The 5 questions, in detail
1. What is the base price?
Look for the number on the headline tier, the one the marketing page leads with. In the UK, this is often shown in USD ($7, $12, $25) and billed in USD with your card handling the FX. Note the billing interval — monthly prices are always higher than annual. A $7/month tool is often $5/month if you pay annually.
2. What is the take rate?
The take rate is the percentage the software takes from every payment that flows through it. If the tool uses Stripe to process card payments, the take rate is usually Stripe's rate (1.5% + 20p for UK cards, 2.9% + 30¢ for international cards). The tool itself takes zero on top of that. Some tools mark up Stripe. Some tools use their own payment processor with a higher take rate. Some tools take 0% on bank transfer but 3% on card.

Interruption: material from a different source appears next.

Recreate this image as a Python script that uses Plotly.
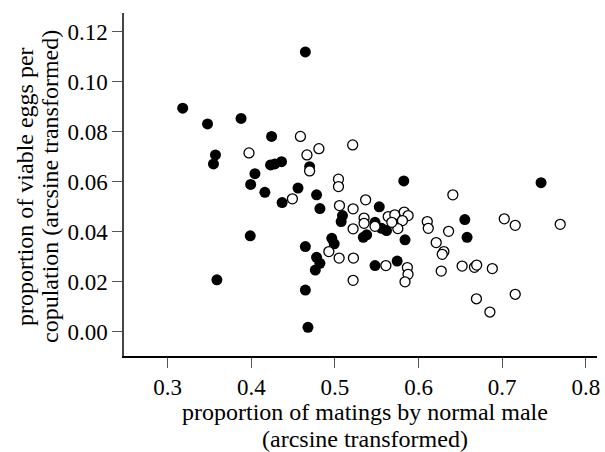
import plotly.graph_objects as go

# filled circles
filled_x = [0.4646, 0.3179, 0.3476, 0.3877, 0.4242, 0.3571, 0.3547, 0.4043, 0.4230, 0.4281,
            0.4361, 0.4697, 0.3992, 0.4162, 0.4368, 0.4558, 0.4780, 0.4820, 0.5090, 0.5074,
            0.5530, 0.5479, 0.5557, 0.5617, 0.5379, 0.5339, 0.5823, 0.7465, 0.5838, 0.6553,
            0.6580, 0.3987, 0.4646, 0.4962, 0.4991, 0.4780, 0.4820, 0.4765, 0.5479, 0.5744,
            0.3588, 0.4646, 0.4677]
filled_y = [0.1120, 0.0895, 0.0832, 0.0854, 0.0782, 0.0708, 0.0672, 0.0633, 0.0668, 0.0672,
            0.0681, 0.0661, 0.0590, 0.0558, 0.0517, 0.0575, 0.0548, 0.0493, 0.0465, 0.0441,
            0.0500, 0.0438, 0.0414, 0.0405, 0.0388, 0.0378, 0.0604, 0.0597, 0.0368, 0.0449,
            0.0378, 0.0384, 0.0341, 0.0374, 0.0352, 0.0298, 0.0274, 0.0247, 0.0265, 0.0283,
            0.0208, 0.0167, 0.0018]

# open circles
open_x = [0.4587, 0.3972, 0.4665, 0.4808, 0.5212, 0.4697, 0.5042, 0.5042, 0.4491, 0.5054,
          0.5217, 0.5217, 0.5367, 0.5348, 0.5348, 0.5479, 0.5637, 0.5716, 0.5828, 0.5875,
          0.5807, 0.5752, 0.5680, 0.6104, 0.6116, 0.6359, 0.6211, 0.6303, 0.6283, 0.7025,
          0.7156, 0.7694, 0.6410, 0.4927, 0.5050, 0.5221, 0.5217, 0.5609, 0.5866, 0.5874,
          0.5838, 0.6271, 0.6521, 0.6668, 0.6695, 0.6882, 0.6692, 0.7156, 0.6853]
open_y = [0.0782, 0.0716, 0.0708, 0.0733, 0.0748, 0.0644, 0.0611, 0.0581, 0.0532, 0.0505,
          0.0492, 0.0412, 0.0528, 0.0455, 0.0434, 0.0422, 0.0461, 0.0468, 0.0479, 0.0465,
          0.0445, 0.0413, 0.0438, 0.0441, 0.0414, 0.0402, 0.0357, 0.0321, 0.0310, 0.0452,
          0.0426, 0.0430, 0.0548, 0.0321, 0.0295, 0.0295, 0.0206, 0.0265, 0.0257, 0.0230,
          0.0200, 0.0243, 0.0263, 0.0258, 0.0267, 0.0253, 0.0132, 0.0150, 0.0079]

x_ticks = [0.3, 0.4, 0.5, 0.6, 0.7, 0.8]
x_tick_labels = ["0.3", "0.4", "0.5", "0.6", "0.7", "0.8"]
y_ticks = [0.00, 0.02, 0.04, 0.06, 0.08, 0.10, 0.12]
y_tick_labels = ["0.00", "0.02", "0.04", "0.06", "0.08", "0.10", "0.12"]

x_title_lines = ["proportion of matings by normal male", "(arcsine transformed)"]
y_title_lines = ["proportion of viable eggs per", "copulation (arcsine transformed)"]

FONT = "Liberation Serif, Times New Roman, serif"
FS = 24
TFS = 23

fig = go.Figure()
fig.add_trace(go.Scatter(
    x=filled_x, y=filled_y, mode="markers",
    marker=dict(symbol="circle", size=11, color="black", line=dict(width=0)),
    showlegend=False, hoverinfo="skip"))
fig.add_trace(go.Scatter(
    x=open_x, y=open_y, mode="markers",
    marker=dict(symbol="circle", size=10, color="white", line=dict(width=1.3, color="black")),
    showlegend=False, hoverinfo="skip"))

annotations = [
    dict(text=x_title_lines[0], xref="paper", yref="paper", x=0.5105, y=0,
         xanchor="center", yanchor="middle", yshift=-56, showarrow=False,
         font=dict(family=FONT, size=FS, color="black")),
    dict(text=x_title_lines[1], xref="paper", yref="paper", x=0.5105, y=0,
         xanchor="center", yanchor="middle", yshift=-83, showarrow=False,
         font=dict(family=FONT, size=FS, color="black")),
    dict(text=y_title_lines[0], xref="paper", yref="paper", x=0, y=0.4927,
         xanchor="center", yanchor="middle", xshift=-99, textangle=-90, showarrow=False,
         font=dict(family=FONT, size=FS, color="black")),
    dict(text=y_title_lines[1], xref="paper", yref="paper", x=0, y=0.4927,
         xanchor="center", yanchor="middle", xshift=-74, textangle=-90, showarrow=False,
         font=dict(family=FONT, size=FS, color="black")),
]

fig.update_layout(
    width=605, height=452,
    margin=dict(l=124, r=5, t=13, b=96),
    paper_bgcolor="white", plot_bgcolor="white",
    font=dict(family=FONT, size=FS, color="black"),
    xaxis=dict(range=[0.2477, 0.8134], tickvals=x_ticks, ticktext=x_tick_labels,
               showgrid=False, zeroline=False, showline=True, linecolor="black", linewidth=1.5,
               ticks="outside", ticklen=10, tickcolor="#555", tickwidth=1,
               tickfont=dict(family=FONT, size=TFS, color="black")),
    yaxis=dict(range=[-0.0097, 0.1276], tickvals=y_ticks, ticktext=y_tick_labels,
               showgrid=False, zeroline=False, showline=True, linecolor="#444", linewidth=1.5,
               ticks="outside", ticklen=10, tickcolor="#555", tickwidth=1,
               tickfont=dict(family=FONT, size=TFS, color="black")),
    annotations=annotations,
)

fig.write_html("out.html", config={"displayModeBar": False},
               post_script="document.body.style.margin='0';document.body.style.padding='0';")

3. What scales with usage?
The usage dimension varies. Common shapes: per invoice sent (e.g. £0.20 per invoice over 100/month), per client, per transaction, per user seat, per company or entity. A tool with $7/month and no usage scaling is cheaper than $5/month with $0.50 per invoice, once you send more than 4 invoices a month.
4. What is locked behind the next tier?
Every pricing page has at least one feature that is only on the second tier. Common gates: the number of clients, the number of companies, recurring invoices, multi-currency, VAT handling, custom branding, API access, priority support.
5. What happens when I cancel?
The real-world cost of leaving a tool includes: data export (is it free, in a useful format), notice period, pro-rated refunds, reactivation. Tools that make it hard to leave are tools you should leave.
A worked example
Comparing two tools on a freelancer sending 30 invoices/month at an average of £1,200 each. Tool A is $7/month with 0% take rate; Tool B is $5/month with 2.9% + 30¢ take rate and $0.50 per invoice above 5/month. The annual cost difference is roughly $84 vs $740.
- Tool A annual cost: $7 × 12 = $84
- Tool B annual cost: $60 base + 18 card payments × £1,200 × 2.9% + 30¢ = $740
- Difference: $656 in favour of Tool A, on the same workload
Frequently asked
What is a "take rate" on an invoicing tool?
The percentage the software takes from every payment that flows through it, on top of the payment processor's fee. A 0% take rate means the tool only charges the base subscription.
What is the most common hidden cost in freelancer software?
Per-invoice fees above a usage limit, per-seat fees, and percentage markups on payment processing. All three can dwarf the headline monthly price.